* _Raw data_:
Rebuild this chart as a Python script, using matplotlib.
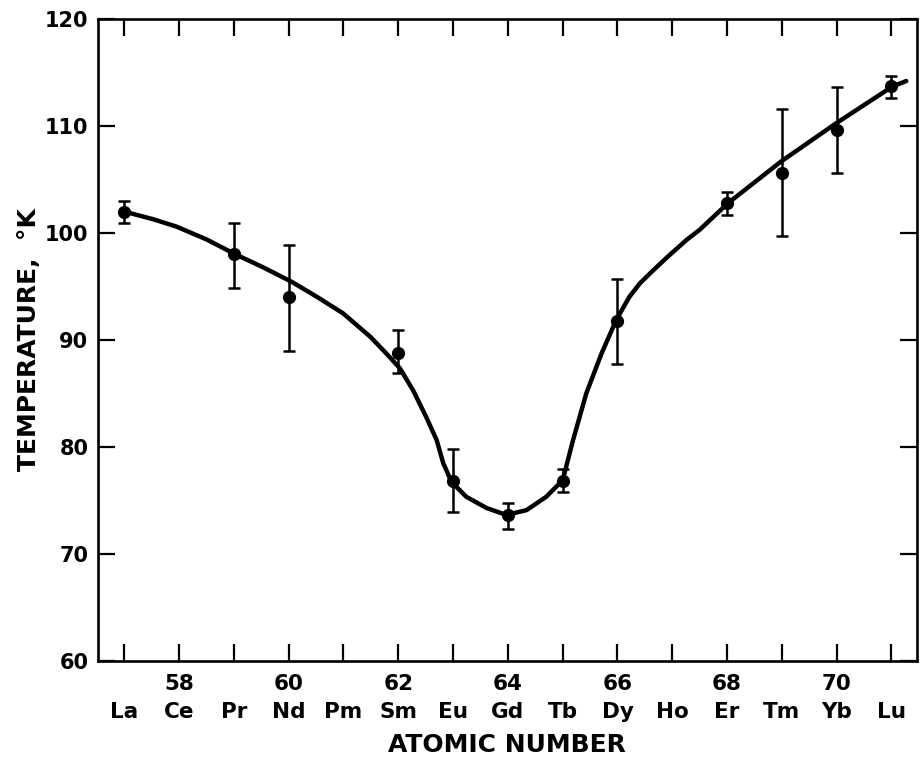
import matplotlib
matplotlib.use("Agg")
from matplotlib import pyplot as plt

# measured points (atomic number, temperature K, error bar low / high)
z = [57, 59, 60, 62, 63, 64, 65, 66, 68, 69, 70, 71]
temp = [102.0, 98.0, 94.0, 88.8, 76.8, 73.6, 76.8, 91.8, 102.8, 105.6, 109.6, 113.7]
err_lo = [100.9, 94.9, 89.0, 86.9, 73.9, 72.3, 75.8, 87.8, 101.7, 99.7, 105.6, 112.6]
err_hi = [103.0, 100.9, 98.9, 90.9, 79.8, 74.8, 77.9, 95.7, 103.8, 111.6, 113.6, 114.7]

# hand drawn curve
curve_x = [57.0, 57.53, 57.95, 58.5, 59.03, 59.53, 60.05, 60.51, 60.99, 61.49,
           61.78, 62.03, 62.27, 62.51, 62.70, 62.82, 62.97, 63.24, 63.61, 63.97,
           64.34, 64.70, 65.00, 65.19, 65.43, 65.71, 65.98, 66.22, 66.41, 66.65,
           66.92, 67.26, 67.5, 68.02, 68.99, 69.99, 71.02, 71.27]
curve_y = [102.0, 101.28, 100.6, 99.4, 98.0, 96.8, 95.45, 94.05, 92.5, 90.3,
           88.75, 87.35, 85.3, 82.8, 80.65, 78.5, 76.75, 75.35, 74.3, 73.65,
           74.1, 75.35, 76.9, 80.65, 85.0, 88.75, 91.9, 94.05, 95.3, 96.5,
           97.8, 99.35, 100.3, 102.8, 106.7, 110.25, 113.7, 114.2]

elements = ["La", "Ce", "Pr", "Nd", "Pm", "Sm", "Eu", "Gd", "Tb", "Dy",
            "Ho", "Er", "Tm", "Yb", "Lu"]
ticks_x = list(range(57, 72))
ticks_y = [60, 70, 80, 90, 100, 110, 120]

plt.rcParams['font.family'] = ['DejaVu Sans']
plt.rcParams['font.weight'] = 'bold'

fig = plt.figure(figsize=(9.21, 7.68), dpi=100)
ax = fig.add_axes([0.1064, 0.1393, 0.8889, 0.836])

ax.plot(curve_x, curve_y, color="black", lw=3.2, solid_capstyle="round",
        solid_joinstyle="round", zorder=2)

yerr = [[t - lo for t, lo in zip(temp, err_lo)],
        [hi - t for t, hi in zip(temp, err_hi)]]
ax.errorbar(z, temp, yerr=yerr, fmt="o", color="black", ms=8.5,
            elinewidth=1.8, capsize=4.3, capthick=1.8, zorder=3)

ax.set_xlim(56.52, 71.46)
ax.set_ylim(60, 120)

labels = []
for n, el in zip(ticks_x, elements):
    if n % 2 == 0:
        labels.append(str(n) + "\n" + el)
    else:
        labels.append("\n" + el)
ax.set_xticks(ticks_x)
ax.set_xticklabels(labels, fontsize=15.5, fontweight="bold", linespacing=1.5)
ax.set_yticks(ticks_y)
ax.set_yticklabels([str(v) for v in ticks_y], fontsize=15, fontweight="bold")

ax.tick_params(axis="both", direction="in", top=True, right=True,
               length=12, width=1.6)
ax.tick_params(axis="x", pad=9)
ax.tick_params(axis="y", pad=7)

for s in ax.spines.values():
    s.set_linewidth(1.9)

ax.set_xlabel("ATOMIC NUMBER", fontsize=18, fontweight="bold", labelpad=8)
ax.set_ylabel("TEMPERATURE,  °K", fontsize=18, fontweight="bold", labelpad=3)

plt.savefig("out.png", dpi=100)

* _What you need to do_:
Copy, from the material above, each line in which the string "matplotlib" occurs.

* _Answer in full_:
Rebuild this chart as a Python script, using matplotlib.
import matplotlib
matplotlib.use("Agg")
from matplotlib import pyplot as plt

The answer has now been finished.